> GOAL: Return every line below as is, leaving out the pictures.

----

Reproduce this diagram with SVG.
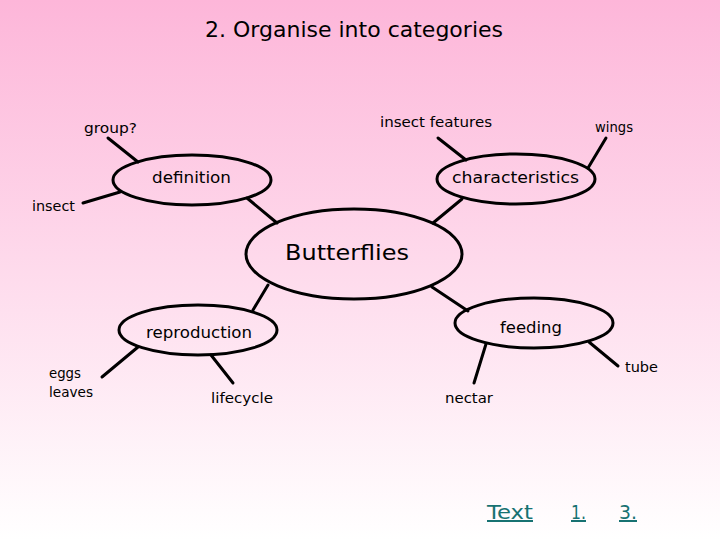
<svg xmlns="http://www.w3.org/2000/svg" width="720" height="540" viewBox="0 0 720 540">
<defs>
<linearGradient id="bg" x1="0" y1="0" x2="0" y2="1">
<stop offset="0" stop-color="#fdb6d9"/>
<stop offset="1" stop-color="#ffffff"/>
</linearGradient>
<style>
text{font-family:"DejaVu Sans","Liberation Sans",sans-serif;fill:#000}
.sm{font-size:14px}
.md{font-size:16px}
.lg{font-size:22px}
.lnk{font-size:20px;fill:#177272;text-decoration:underline}
ellipse{fill:none;stroke:#000;stroke-width:3}
#connectors line{stroke:#000;stroke-width:3;stroke-linecap:round}
</style>
</defs>
<rect width="720" height="540" fill="url(#bg)"/>
<text class="lg" x="205" y="37" textLength="298" lengthAdjust="spacingAndGlyphs">2. Organise into categories</text>
<g id="connectors">
<line x1="108" y1="138" x2="138" y2="162"/>
<line x1="83" y1="203" x2="120" y2="192"/>
<line x1="247" y1="198" x2="277" y2="223"/>
<line x1="438" y1="138" x2="466" y2="160"/>
<line x1="606" y1="138" x2="588" y2="168"/>
<line x1="462" y1="199" x2="433" y2="223"/>
<line x1="268" y1="285" x2="253" y2="310"/>
<line x1="102" y1="377" x2="138" y2="347"/>
<line x1="211" y1="355" x2="233" y2="383"/>
<line x1="432" y1="287" x2="468" y2="311"/>
<line x1="486" y1="344" x2="474" y2="383"/>
<line x1="589" y1="342" x2="618" y2="366"/>
</g>
<g id="butterflies">
<ellipse cx="354" cy="254" rx="108" ry="45"/>
<text class="lg" x="285" y="260" textLength="124" lengthAdjust="spacingAndGlyphs">Butterflies</text>
</g>
<g id="definition">
<ellipse cx="192" cy="180" rx="79" ry="25"/>
<text class="md" x="152" y="183" textLength="79" lengthAdjust="spacingAndGlyphs">definition</text>
</g>
<g id="characteristics">
<ellipse cx="516" cy="179" rx="79" ry="25"/>
<text class="md" x="452" y="183" textLength="127" lengthAdjust="spacingAndGlyphs">characteristics</text>
</g>
<g id="reproduction">
<ellipse cx="198" cy="330" rx="79" ry="25"/>
<text class="md" x="146" y="338" textLength="106" lengthAdjust="spacingAndGlyphs">reproduction</text>
</g>
<g id="feeding">
<ellipse cx="534" cy="323" rx="79" ry="25"/>
<text class="md" x="500" y="333" textLength="62" lengthAdjust="spacingAndGlyphs">feeding</text>
</g>
<g id="group"><text class="sm" x="84" y="133" textLength="53" lengthAdjust="spacingAndGlyphs">group?</text></g>
<g id="insect"><text class="sm" x="32" y="211" textLength="43" lengthAdjust="spacingAndGlyphs">insect</text></g>
<g id="insect-features"><text class="sm" x="380" y="127" textLength="112" lengthAdjust="spacingAndGlyphs">insect features</text></g>
<g id="wings"><text class="sm" x="595" y="132" textLength="38" lengthAdjust="spacingAndGlyphs">wings</text></g>
<g id="eggs-leaves">
<text class="sm" x="49" y="378" textLength="32" lengthAdjust="spacingAndGlyphs">eggs</text>
<text class="sm" x="49" y="397" textLength="44" lengthAdjust="spacingAndGlyphs">leaves</text>
</g>
<g id="lifecycle"><text class="sm" x="211" y="403" textLength="62" lengthAdjust="spacingAndGlyphs">lifecycle</text></g>
<g id="nectar"><text class="sm" x="445" y="403" textLength="48" lengthAdjust="spacingAndGlyphs">nectar</text></g>
<g id="tube"><text class="sm" x="625" y="372" textLength="33" lengthAdjust="spacingAndGlyphs">tube</text></g>
<g id="links">
<text class="lnk" x="487" y="519" textLength="46" lengthAdjust="spacingAndGlyphs">Text</text>
<text class="lnk" x="571" y="519" textLength="15" lengthAdjust="spacingAndGlyphs">1.</text>
<text class="lnk" x="619" y="519" textLength="18" lengthAdjust="spacingAndGlyphs">3.</text>
</g>
</svg>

----

> ANSWER TO THIS PROBLEM:
Reproduce this diagram with SVG.
<svg xmlns="http://www.w3.org/2000/svg" width="720" height="540" viewBox="0 0 720 540">
<defs>
<linearGradient id="bg" x1="0" y1="0" x2="0" y2="1">
<stop offset="0" stop-color="#fdb6d9"/>
<stop offset="1" stop-color="#ffffff"/>
</linearGradient>
<style>
text{font-family:"DejaVu Sans","Liberation Sans",sans-serif;fill:#000}
.sm{font-size:14px}
.md{font-size:16px}
.lg{font-size:22px}
.lnk{font-size:20px;fill:#177272;text-decoration:underline}
ellipse{fill:none;stroke:#000;stroke-width:3}
#connectors line{stroke:#000;stroke-width:3;stroke-linecap:round}
</style>
</defs>
<rect width="720" height="540" fill="url(#bg)"/>
<text class="lg" x="205" y="37" textLength="298" lengthAdjust="spacingAndGlyphs">2. Organise into categories</text>
<g id="connectors">
<line x1="108" y1="138" x2="138" y2="162"/>
<line x1="83" y1="203" x2="120" y2="192"/>
<line x1="247" y1="198" x2="277" y2="223"/>
<line x1="438" y1="138" x2="466" y2="160"/>
<line x1="606" y1="138" x2="588" y2="168"/>
<line x1="462" y1="199" x2="433" y2="223"/>
<line x1="268" y1="285" x2="253" y2="310"/>
<line x1="102" y1="377" x2="138" y2="347"/>
<line x1="211" y1="355" x2="233" y2="383"/>
<line x1="432" y1="287" x2="468" y2="311"/>
<line x1="486" y1="344" x2="474" y2="383"/>
<line x1="589" y1="342" x2="618" y2="366"/>
</g>
<g id="butterflies">
<ellipse cx="354" cy="254" rx="108" ry="45"/>
<text class="lg" x="285" y="260" textLength="124" lengthAdjust="spacingAndGlyphs">Butterflies</text>
</g>
<g id="definition">
<ellipse cx="192" cy="180" rx="79" ry="25"/>
<text class="md" x="152" y="183" textLength="79" lengthAdjust="spacingAndGlyphs">definition</text>
</g>
<g id="characteristics">
<ellipse cx="516" cy="179" rx="79" ry="25"/>
<text class="md" x="452" y="183" textLength="127" lengthAdjust="spacingAndGlyphs">characteristics</text>
</g>
<g id="reproduction">
<ellipse cx="198" cy="330" rx="79" ry="25"/>
<text class="md" x="146" y="338" textLength="106" lengthAdjust="spacingAndGlyphs">reproduction</text>
</g>
<g id="feeding">
<ellipse cx="534" cy="323" rx="79" ry="25"/>
<text class="md" x="500" y="333" textLength="62" lengthAdjust="spacingAndGlyphs">feeding</text>
</g>
<g id="group"><text class="sm" x="84" y="133" textLength="53" lengthAdjust="spacingAndGlyphs">group?</text></g>
<g id="insect"><text class="sm" x="32" y="211" textLength="43" lengthAdjust="spacingAndGlyphs">insect</text></g>
<g id="insect-features"><text class="sm" x="380" y="127" textLength="112" lengthAdjust="spacingAndGlyphs">insect features</text></g>
<g id="wings"><text class="sm" x="595" y="132" textLength="38" lengthAdjust="spacingAndGlyphs">wings</text></g>
<g id="eggs-leaves">
<text class="sm" x="49" y="378" textLength="32" lengthAdjust="spacingAndGlyphs">eggs</text>
<text class="sm" x="49" y="397" textLength="44" lengthAdjust="spacingAndGlyphs">leaves</text>
</g>
<g id="lifecycle"><text class="sm" x="211" y="403" textLength="62" lengthAdjust="spacingAndGlyphs">lifecycle</text></g>
<g id="nectar"><text class="sm" x="445" y="403" textLength="48" lengthAdjust="spacingAndGlyphs">nectar</text></g>
<g id="tube"><text class="sm" x="625" y="372" textLength="33" lengthAdjust="spacingAndGlyphs">tube</text></g>
<g id="links">
<text class="lnk" x="487" y="519" textLength="46" lengthAdjust="spacingAndGlyphs">Text</text>
<text class="lnk" x="571" y="519" textLength="15" lengthAdjust="spacingAndGlyphs">1.</text>
<text class="lnk" x="619" y="519" textLength="18" lengthAdjust="spacingAndGlyphs">3.</text>
</g>
</svg>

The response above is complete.